The Akha live in raised houses with steep roofs, built on steep slopes, with porches built on either end. In the interior, the uphill side of the home is a living and work area, while the downhill side is for sleeping. This sleeping area is divided into two sections by a chest-high partition running from the post supporting the ridgepole at the centre of the house to the main house post, which is in the middle of the downhill wall. Men sleep in the section closer to the uncovered platform, and it is at this end of the house that guests are also received. Male guests are not permitted in the other end of the house, where the women’s and children’s quarters are.

 

The Akha are ancestors - rather than god-worshippers. They keep ancestral altars on the women’s side of the house. These are either shelves or sections of bamboo, which hold the first three sacred ears of rice cut at the most recent harvest. On days appointed for offerings, food and drink are placed in bowls and set on a small table before the altar. The ancestors are invited to partake first, and then the offering is distributed and consumed by the members of the household, who abstain from field work, hunting and sexual relations on these days.

 

In contrast to their worship of ancestors, however, the Akha also believe in spirits that can do harm to men. They have several rituals that take place throughout the year to appease the spirits and keep their families safe, but the most apparent evidence of their superstition is the gates to their village. The Akha consider their own villages to be the strongholds of only a few feeble humans, compared with the world outside that contains innumerable spirits that may bring ills to men at any time. The gates they construct consist of two pillars supporting a lintel, and there is a gate at either end of the village to divide the domain of the people from that of the spirits. Each year in a ceremony before planting, the village priest and men erect new gates and elaborately decorate them with charms and symbols of wealth, because it is believed that spirits fear human wealth. Adjacent to the gates are statues: large females stand in opposition to smaller males, with genitals greatly exaggerated, as though copulating. New statues are set up each year with the new gates; the spirits are presumed to fear human sexuality, as well as wealth.

 

Outside the gates are banks of ceremonial weapons, which are plunged into the earth at the end of a festival held after planting. Carrying the weapons and shouting to expel spirits, the people proceed from house to house, collecting an offering at each one, until finally their arrival at the house of the village priest, who feasts them on a buffalo or a pig. At times when illness among the villagers is high, sacrifices may be made at the gates.

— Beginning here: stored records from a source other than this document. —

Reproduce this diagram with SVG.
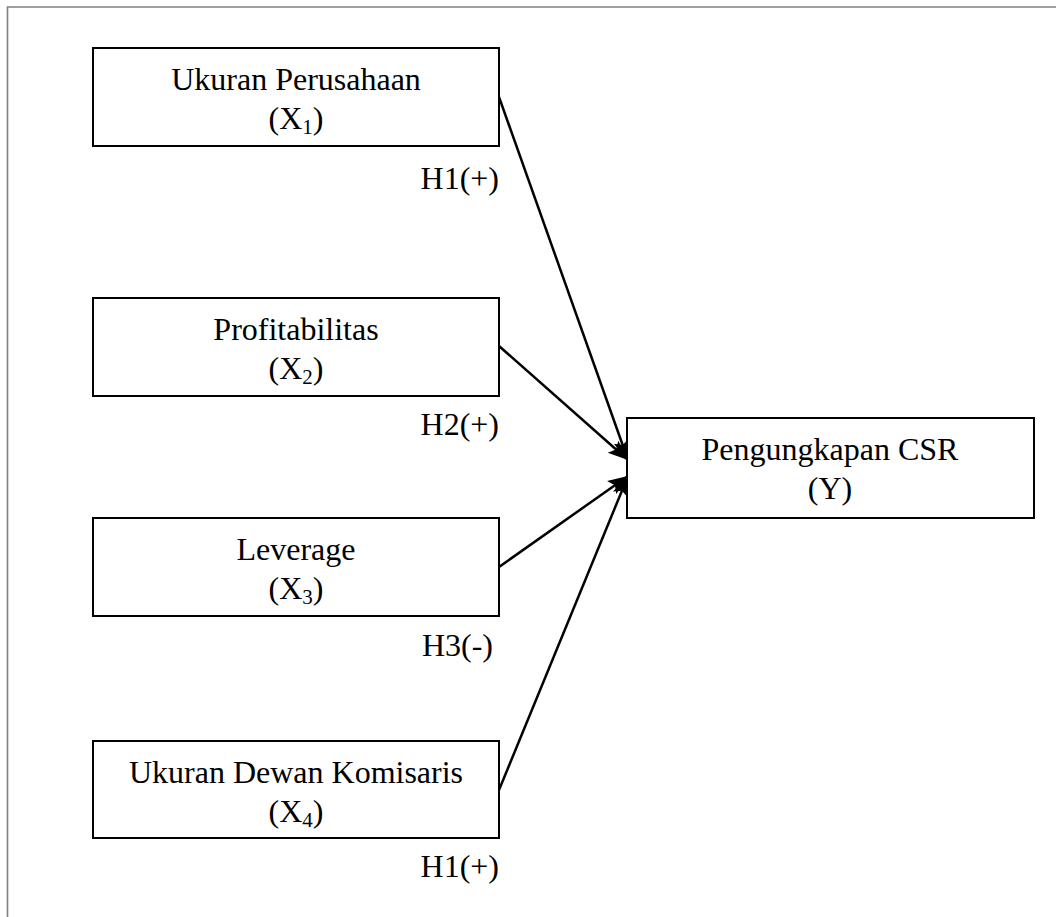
<svg xmlns="http://www.w3.org/2000/svg" width="1056" height="917" viewBox="0 0 1056 917">
<style>
.box{fill:#fff;stroke:#000;stroke-width:2}
.t{font-family:"Liberation Serif","Times New Roman",serif;font-size:32px;fill:#000;text-anchor:middle}
.h{font-family:"Liberation Serif","Times New Roman",serif;font-size:32px;fill:#000;text-anchor:end}
.sub{font-size:21px}
.edge{stroke:#000;stroke-width:2.5;fill:none}
</style>
<defs>
<marker id="ah" markerUnits="userSpaceOnUse" markerWidth="22" markerHeight="18" refX="20" refY="9" orient="auto">
<path d="M0,1 L20,9 L0,17 L4,9 z" fill="#000"/>
</marker>
</defs>
<rect width="1056" height="917" fill="#fff"/>
<g id="frame" stroke="#808080" stroke-width="1.6" fill="none">
<path d="M7.5,917 L7.5,7 L1056,7"/>
</g>
<g id="connectors">
<line class="edge" x1="499" y1="97" x2="628" y2="460" marker-end="url(#ah)"/>
<line class="edge" x1="499" y1="346" x2="628" y2="460" marker-end="url(#ah)"/>
<line class="edge" x1="499" y1="567" x2="628" y2="476" marker-end="url(#ah)"/>
<line class="edge" x1="499" y1="790" x2="628" y2="476" marker-end="url(#ah)"/>
</g>
<g id="x1">
<rect class="box" x="93" y="48" width="406" height="98"/>
<text class="t" x="296" y="90">Ukuran Perusahaan</text>
<text class="t" x="296" y="129">(X<tspan class="sub" dy="5">1</tspan><tspan dy="-5">)</tspan></text>
<text class="h" x="499" y="189">H1(+)</text>
</g>
<g id="x2">
<rect class="box" x="93" y="298" width="406" height="98"/>
<text class="t" x="296" y="340">Profitabilitas</text>
<text class="t" x="296" y="379">(X<tspan class="sub" dy="5">2</tspan><tspan dy="-5">)</tspan></text>
<text class="h" x="499" y="435">H2(+)</text>
</g>
<g id="x3">
<rect class="box" x="93" y="518" width="406" height="98"/>
<text class="t" x="296" y="560">Leverage</text>
<text class="t" x="296" y="599">(X<tspan class="sub" dy="5">3</tspan><tspan dy="-5">)</tspan></text>
<text class="h" x="493" y="656">H3(-)</text>
</g>
<g id="x4">
<rect class="box" x="93" y="741" width="406" height="97"/>
<text class="t" x="296" y="783">Ukuran Dewan Komisaris</text>
<text class="t" x="296" y="822">(X<tspan class="sub" dy="5">4</tspan><tspan dy="-5">)</tspan></text>
<text class="h" x="499" y="877">H1(+)</text>
</g>
<g id="y">
<rect class="box" x="627" y="418" width="407" height="100"/>
<text class="t" x="830" y="460">Pengungkapan CSR</text>
<text class="t" x="830" y="499">(Y)</text>
</g>
</svg>
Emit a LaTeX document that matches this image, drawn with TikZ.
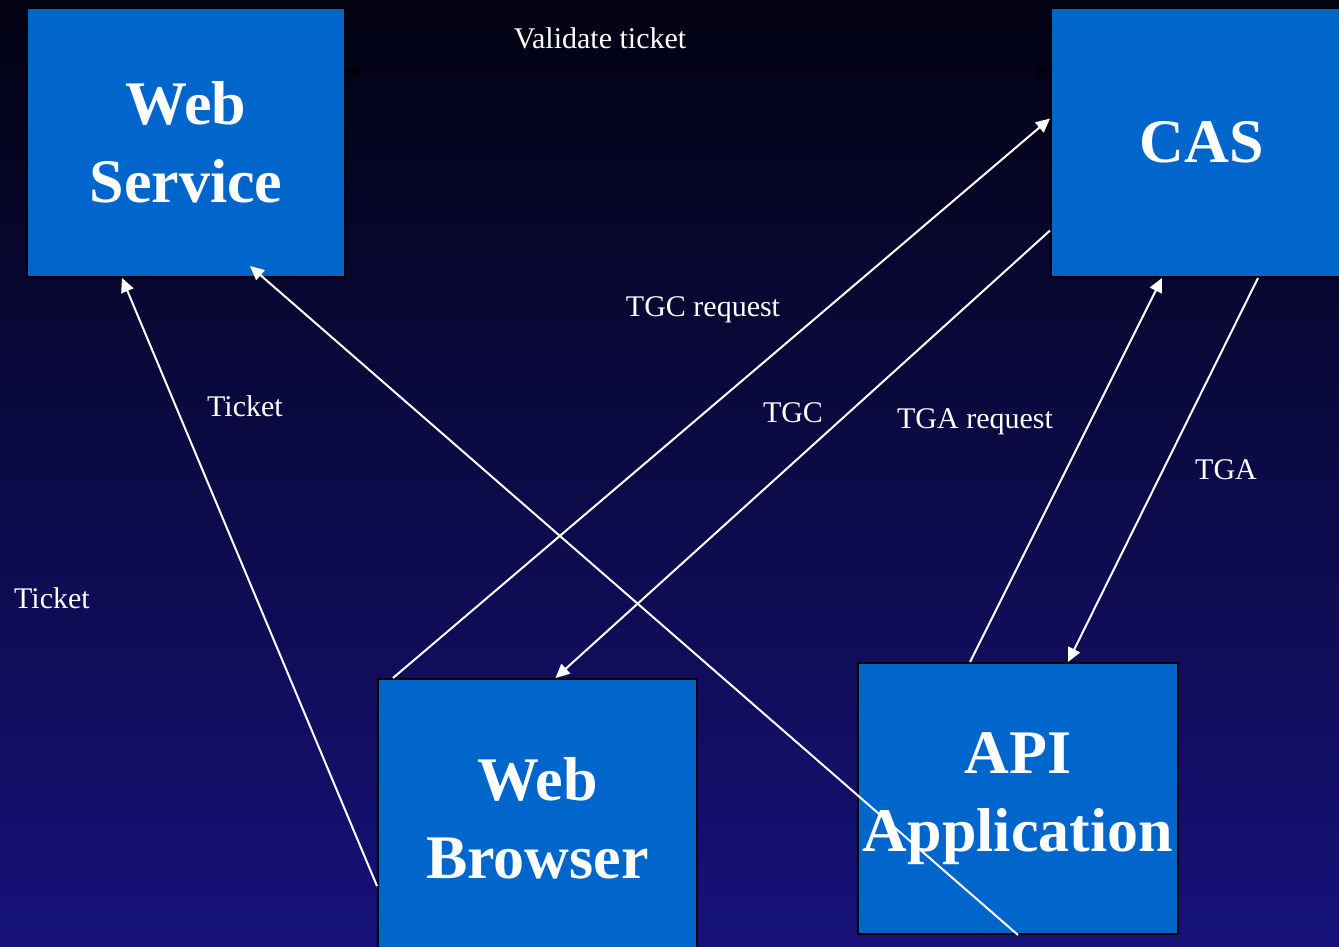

Call it superstition, but the Akha belief system is no different than some western traditions: flinging salt over the left shoulder into the eye of the devil, not walking under ladders, crossing oneself in the face of ‘evil’, or turning on the lights at night to make the boogieman disappear. We paint Easter eggs; they sway backwards and forwards on a swing. Perhaps it appeases the spirits; perhaps it celebrates no less than the fickle pendulum of life’s bounty and fortune – what is certain is that it looks like a lot of fun.